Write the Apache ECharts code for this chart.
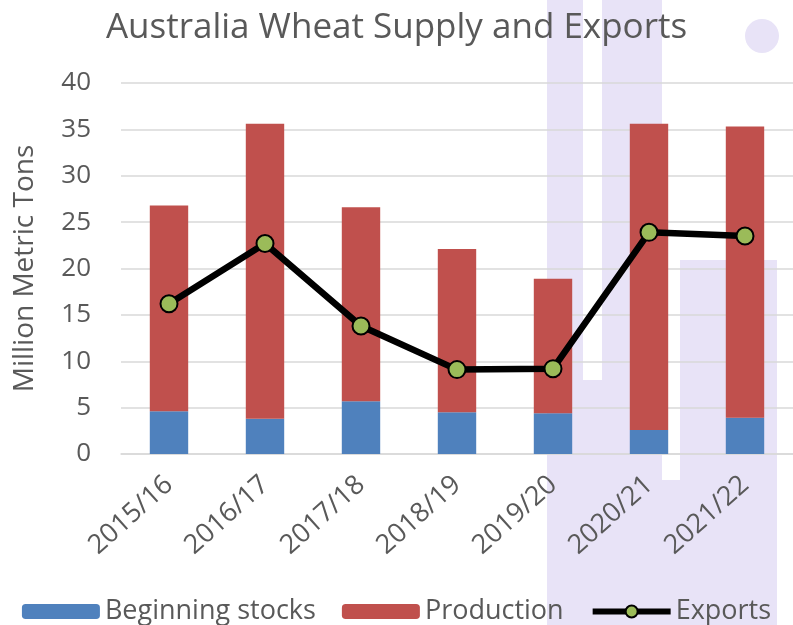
<!DOCTYPE html>
<html>
<head>
<meta charset="utf-8">
<script src="https://cdn.jsdelivr.net/npm/echarts@6/dist/echarts.min.js"></script>
<style>
  html, body { margin: 0; padding: 0; background: #fff; }
  #chart { width: 793px; height: 625px; }
</style>
</head>
<body>
<div id="chart"></div>
<script>
const years = ['2015/16', '2016/17', '2017/18', '2018/19', '2019/20', '2020/21', '2021/22'];
const beginningStocks = [4.6, 3.8, 5.7, 4.5, 4.4, 2.6, 3.9];
const production = [22.2, 31.8, 20.9, 17.6, 14.5, 33.0, 31.4];
const exportsData = [16.2, 22.7, 13.8, 9.1, 9.2, 23.9, 23.5];

const font = '"Open Sans", Lato, sans-serif';
const grey = '#595959';
const lavender = '#E8E3F7';

// faint watermark behind the plot
const bg = (shape) => ({ type: 'rect', shape, z: -10, style: { fill: lavender } });

const chart = echarts.init(document.getElementById('chart'));
chart.setOption({
  animation: false,
  textStyle: { fontFamily: font },
  graphic: [
    bg({ x: 547, y: 0, width: 36, height: 625 }),
    bg({ x: 602, y: 0, width: 60, height: 625 }),
    bg({ x: 583, y: 380, width: 19, height: 245 }),
    bg({ x: 680, y: 260, width: 97, height: 365 }),
    bg({ x: 662, y: 480, width: 18, height: 145 }),
    { type: 'circle', shape: { cx: 762, cy: 36, r: 17 }, z: -10, style: { fill: lavender } }
  ],
  title: {
    text: 'Australia Wheat Supply and Exports',
    left: 'center',
    top: 6,
    textStyle: { fontFamily: font, fontSize: 35, fontWeight: 'normal', color: grey }
  },
  legend: {
    top: 593,
    left: 'center',
    itemWidth: 78,
    itemHeight: 15,
    itemGap: 26,
    textStyle: { fontFamily: font, fontSize: 27, color: grey },
    data: [
      'Beginning stocks',
      'Production',
      { name: 'Exports', lineStyle: { width: 6 } }
    ]
  },
  grid: { left: 121, right: 0, top: 83, bottom: 171 },
  xAxis: {
    type: 'category',
    data: years,
    axisTick: { show: false },
    axisLine: { lineStyle: { color: '#d9d9d9', width: 1.5 } },
    axisLabel: { rotate: 42, fontSize: 27, color: grey, margin: 27, fontFamily: font }
  },
  yAxis: {
    type: 'value',
    min: 0,
    max: 40,
    interval: 5,
    name: 'Million Metric Tons',
    nameLocation: 'middle',
    nameGap: 82,
    nameTextStyle: { fontSize: 28, color: grey, fontFamily: font },
    axisLabel: { fontSize: 26, color: grey, margin: 30, fontFamily: font },
    splitLine: { lineStyle: { color: '#d9d9d9', width: 1.5 } }
  },
  series: [
    {
      name: 'Beginning stocks',
      type: 'bar',
      stack: 'supply',
      barWidth: '40%',
      itemStyle: { color: '#4F81BD' },
      data: beginningStocks
    },
    {
      name: 'Production',
      type: 'bar',
      stack: 'supply',
      barWidth: '40%',
      itemStyle: { color: '#C0504D' },
      data: production
    },
    {
      name: 'Exports',
      type: 'line',
      data: exportsData,
      symbol: 'circle',
      symbolSize: 17,
      lineStyle: { color: '#000', width: 6.5 },
      itemStyle: { color: '#9BBB59', borderColor: '#000', borderWidth: 2 }
    }
  ]
});
</script>
</body>
</html>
========================
> _WHAT YOU WILL DO_
Reproduce the full listing above verbatim, with no pictures included.

> _WORKED ANSWER_
Write the Apache ECharts code for this chart.
<!DOCTYPE html>
<html>
<head>
<meta charset="utf-8">
<script src="https://cdn.jsdelivr.net/npm/echarts@6/dist/echarts.min.js"></script>
<style>
  html, body { margin: 0; padding: 0; background: #fff; }
  #chart { width: 793px; height: 625px; }
</style>
</head>
<body>
<div id="chart"></div>
<script>
const years = ['2015/16', '2016/17', '2017/18', '2018/19', '2019/20', '2020/21', '2021/22'];
const beginningStocks = [4.6, 3.8, 5.7, 4.5, 4.4, 2.6, 3.9];
const production = [22.2, 31.8, 20.9, 17.6, 14.5, 33.0, 31.4];
const exportsData = [16.2, 22.7, 13.8, 9.1, 9.2, 23.9, 23.5];

const font = '"Open Sans", Lato, sans-serif';
const grey = '#595959';
const lavender = '#E8E3F7';

// faint watermark behind the plot
const bg = (shape) => ({ type: 'rect', shape, z: -10, style: { fill: lavender } });

const chart = echarts.init(document.getElementById('chart'));
chart.setOption({
  animation: false,
  textStyle: { fontFamily: font },
  graphic: [
    bg({ x: 547, y: 0, width: 36, height: 625 }),
    bg({ x: 602, y: 0, width: 60, height: 625 }),
    bg({ x: 583, y: 380, width: 19, height: 245 }),
    bg({ x: 680, y: 260, width: 97, height: 365 }),
    bg({ x: 662, y: 480, width: 18, height: 145 }),
    { type: 'circle', shape: { cx: 762, cy: 36, r: 17 }, z: -10, style: { fill: lavender } }
  ],
  title: {
    text: 'Australia Wheat Supply and Exports',
    left: 'center',
    top: 6,
    textStyle: { fontFamily: font, fontSize: 35, fontWeight: 'normal', color: grey }
  },
  legend: {
    top: 593,
    left: 'center',
    itemWidth: 78,
    itemHeight: 15,
    itemGap: 26,
    textStyle: { fontFamily: font, fontSize: 27, color: grey },
    data: [
      'Beginning stocks',
      'Production',
      { name: 'Exports', lineStyle: { width: 6 } }
    ]
  },
  grid: { left: 121, right: 0, top: 83, bottom: 171 },
  xAxis: {
    type: 'category',
    data: years,
    axisTick: { show: false },
    axisLine: { lineStyle: { color: '#d9d9d9', width: 1.5 } },
    axisLabel: { rotate: 42, fontSize: 27, color: grey, margin: 27, fontFamily: font }
  },
  yAxis: {
    type: 'value',
    min: 0,
    max: 40,
    interval: 5,
    name: 'Million Metric Tons',
    nameLocation: 'middle',
    nameGap: 82,
    nameTextStyle: { fontSize: 28, color: grey, fontFamily: font },
    axisLabel: { fontSize: 26, color: grey, margin: 30, fontFamily: font },
    splitLine: { lineStyle: { color: '#d9d9d9', width: 1.5 } }
  },
  series: [
    {
      name: 'Beginning stocks',
      type: 'bar',
      stack: 'supply',
      barWidth: '40%',
      itemStyle: { color: '#4F81BD' },
      data: beginningStocks
    },
    {
      name: 'Production',
      type: 'bar',
      stack: 'supply',
      barWidth: '40%',
      itemStyle: { color: '#C0504D' },
      data: production
    },
    {
      name: 'Exports',
      type: 'line',
      data: exportsData,
      symbol: 'circle',
      symbolSize: 17,
      lineStyle: { color: '#000', width: 6.5 },
      itemStyle: { color: '#9BBB59', borderColor: '#000', borderWidth: 2 }
    }
  ]
});
</script>
</body>
</html>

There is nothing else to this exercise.